Durante la década K, se alimentó la ilusión de que como la deuda podía pagarse sin entrar en quiebra, reduciendo su monto en relación al PBI (lo que ocurrió hasta 2011, pero no desde entonces hasta hoy), y reemplazando deuda en dólares por deuda en pesos (lo cual ocurrió hasta 2013), se trataba de un problema del pasado. La crisis con los holdouts pone en evidencia lo ilusorio de este planteo. Al haber mantenido la jurisdicción norteamericana en los canjes de 2005 y 2010 (condición necesaria para una buena aceptación), los buitres conservaron la capacidad de presionar que ahora están ejerciendo.
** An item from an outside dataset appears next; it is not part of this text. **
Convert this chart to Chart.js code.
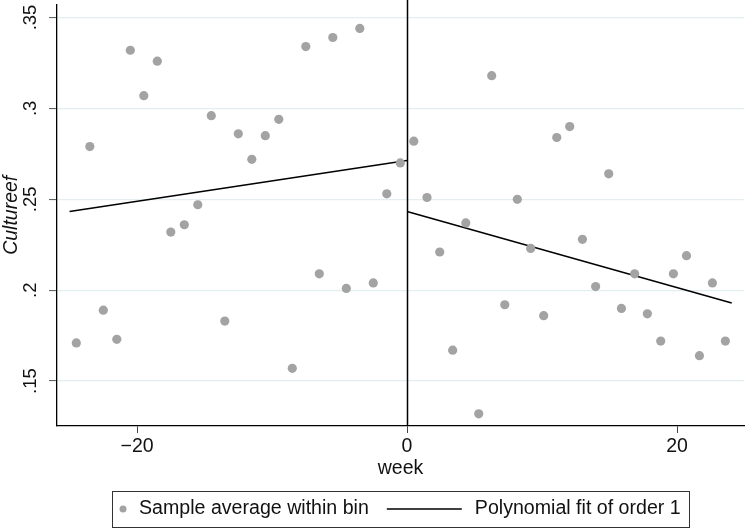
<!DOCTYPE html>
<html>
<head>
<meta charset="utf-8">
<script src="https://cdn.jsdelivr.net/npm/chart.js@4"></script>
<style>
  body { margin: 0; background: #fff; }
  #wrap { width: 750px; height: 528px; }
</style>
</head>
<body>
<div id="wrap"><canvas id="rd-chart" width="750" height="528"></canvas></div>
<script>
'use strict';

// binned sample averages (x = bin centre in weeks)
var weeks = [-24.5, -23.5, -22.5, -21.5, -20.5, -19.5, -18.5, -17.5, -16.5, -15.5, -14.5, -13.5, -12.5,
  -11.5, -10.5, -9.5, -8.5, -7.5, -6.5, -5.5, -4.5, -3.5, -2.5, -1.5, -0.5,
  0.5, 1.48, 2.42, 3.38, 4.35, 5.31, 6.27, 7.24, 8.17, 9.16, 10.12, 11.09, 12.05,
  12.99, 13.97, 14.94, 15.88, 16.86, 17.8, 18.79, 19.73, 20.7, 21.66, 22.62, 23.58];
var binAverages = [0.171, 0.279, 0.189, 0.173, 0.332, 0.307, 0.326, 0.232, 0.236, 0.247, 0.296, 0.183, 0.286,
  0.272, 0.285, 0.294, 0.157, 0.334, 0.209, 0.339, 0.201, 0.344, 0.204, 0.253, 0.270,
  0.282, 0.251, 0.221, 0.167, 0.237, 0.132, 0.318, 0.192, 0.250, 0.223, 0.186, 0.284, 0.290,
  0.228, 0.202, 0.264, 0.190, 0.209, 0.187, 0.172, 0.209, 0.219, 0.164, 0.204, 0.172];

// linear fits either side of the cutoff
var fitLeftX = [-25, 0];
var fitLeftY = [0.2433, 0.2713];
var fitRightX = [0, 24.05];
var fitRightY = [0.2433, 0.193];

var xTicks = [-20, 0, 20];
var yTicks = [0.15, 0.2, 0.25, 0.3, 0.35];
var cutoff = 0;

var legendLabels = ['Sample average within bin', 'Polynomial fit of order 1'];

var FONT = 'Liberation Sans, Arial, Helvetica, sans-serif';
var DOT_COLOR = '#a3a3a3';

function toPoints(xs, ys) {
  var result = [];
  xs.forEach(function (x, i) {
    result.push({ x: x, y: ys[i] });
  });
  return result;
}

// vertical line at the cutoff
var cutoffLine = {
  id: 'cutoffLine',
  afterDatasetsDraw: function (chart) {
    var ctx = chart.ctx;
    var x = Math.round(chart.scales.x.getPixelForValue(cutoff)) + 0.5;
    ctx.save();
    ctx.strokeStyle = '#000';
    ctx.lineWidth = 1.5;
    ctx.beginPath();
    ctx.moveTo(x, 0);
    ctx.lineTo(x, chart.chartArea.bottom);
    ctx.stroke();
    ctx.restore();
  }
};

// stata style boxed legend under the plot
var boxLegend = {
  id: 'boxLegend',
  afterDraw: function (chart) {
    var ctx = chart.ctx;
    var area = chart.chartArea;
    ctx.save();
    ctx.font = '19.6px ' + FONT;
    var w1 = ctx.measureText(legendLabels[0]).width;
    var w2 = ctx.measureText(legendLabels[1]).width;
    var total = 11 + 16 + w1 + 18 + 75 + 13 + w2 + 8;
    var left = Math.round((area.left + area.right) / 2 - total / 2);
    var top = 491, h = 36, cy = top + h / 2;

    ctx.strokeStyle = '#333';
    ctx.lineWidth = 1;
    ctx.strokeRect(left + 0.5, top + 0.5, Math.round(total), h);

    ctx.fillStyle = DOT_COLOR;
    ctx.beginPath();
    ctx.arc(left + 11, cy, 3.5, 0, Math.PI * 2);
    ctx.fill();

    ctx.fillStyle = '#111';
    ctx.textBaseline = 'middle';
    ctx.textAlign = 'left';
    var tx = left + 11 + 16;
    ctx.fillText(legendLabels[0], tx, cy);

    var lx = tx + w1 + 18;
    ctx.strokeStyle = '#000';
    ctx.lineWidth = 1.5;
    ctx.beginPath();
    ctx.moveTo(lx, cy);
    ctx.lineTo(lx + 75, cy);
    ctx.stroke();

    ctx.fillText(legendLabels[1], lx + 75 + 13, cy);
    ctx.restore();
  }
};

var ctx = document.getElementById('rd-chart');
var rdChart = new Chart(ctx, {
  type: 'scatter',
  data: {
    datasets: [{
      label: legendLabels[0],
      data: toPoints(weeks, binAverages),
      backgroundColor: DOT_COLOR,
      borderWidth: 0,
      pointRadius: 4.6
    }, {
      type: 'line',
      label: legendLabels[1],
      data: toPoints(fitLeftX, fitLeftY),
      borderColor: '#000',
      borderWidth: 1.5,
      pointRadius: 0,
      fill: false
    }, {
      type: 'line',
      label: 'right fit',
      data: toPoints(fitRightX, fitRightY),
      borderColor: '#000',
      borderWidth: 1.5,
      pointRadius: 0,
      fill: false
    }]
  },
  options: {
    responsive: false,
    animation: false,
    layout: { padding: { left: 0, right: 6, top: 3, bottom: 0 } },
    plugins: {
      legend: { display: false },
      tooltip: { enabled: false }
    },
    scales: {
      x: {
        type: 'linear',
        min: -25.93,
        max: 24.96,
        afterBuildTicks: function (scale) {
          scale.ticks = xTicks.map(function (v) { return { value: v }; });
        },
        afterFit: function (scale) {
          scale.height = 102;
          scale.paddingLeft = 0;
          scale.paddingRight = 0;
        },
        grid: { drawOnChartArea: false, tickLength: 7, tickColor: '#444', tickWidth: 1 },
        border: { color: '#000', width: 1.3 },
        ticks: {
          color: '#111',
          font: { family: FONT, size: 19.5 },
          padding: 2,
          maxRotation: 0,
          callback: function (v) { return v < 0 ? '\u2212' + Math.abs(v) : String(v); }
        },
        title: {
          display: true,
          text: 'week',
          color: '#111',
          font: { family: FONT, size: 19.5 },
          padding: { top: 0, bottom: 48 }
        }
      },
      y: {
        min: 0.1253,
        max: 0.3571,
        afterBuildTicks: function (scale) {
          scale.ticks = yTicks.map(function (v) { return { value: v }; });
        },
        afterFit: function (scale) {
          scale.width = 57;
          scale.paddingTop = 0;
          scale.paddingBottom = 0;
        },
        grid: { color: '#e4eef0', lineWidth: 1.2, tickLength: 8, tickColor: '#555', tickWidth: 1 },
        border: { color: '#000', width: 1.3 },
        ticks: {
          color: '#111',
          font: { family: FONT, size: 18.5 },
          minRotation: 90,
          maxRotation: 90,
          crossAlign: 'center',
          padding: 5.5,
          callback: function (v) { return String(Math.round(v * 100) / 100).replace(/^0/, ''); }
        },
        title: {
          display: true,
          text: 'Cultureef',
          color: '#111',
          font: { family: FONT, size: 19.5, style: 'italic' },
          padding: 0
        }
      }
    }
  },
  plugins: [cutoffLine, boxLegend]
});
</script>
</body>
</html>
La necesidad del gobierno de volver a abrazarse a los “mercados” como salvavidas de plomo para llegar bien al 2015, fortalece la capacidad de estos buitres para imponer condiciones, que detrás de la denuncia el gobierno se prepara para conceder.
Querer salir del problema de la deuda pagando, aún después de una década de condiciones extraordinarias y difícilmente repetibles como la que rigieron desde 2002 para el país gracias a los dólares de la soja, se prueba una utopía. O se declara el no pago, junto con otras medidas para que la crisis no la paguen los trabajadores, o se perpetúa la historia sin fin del saqueo, que gobierno y oposición patronal coinciden en perpetuar.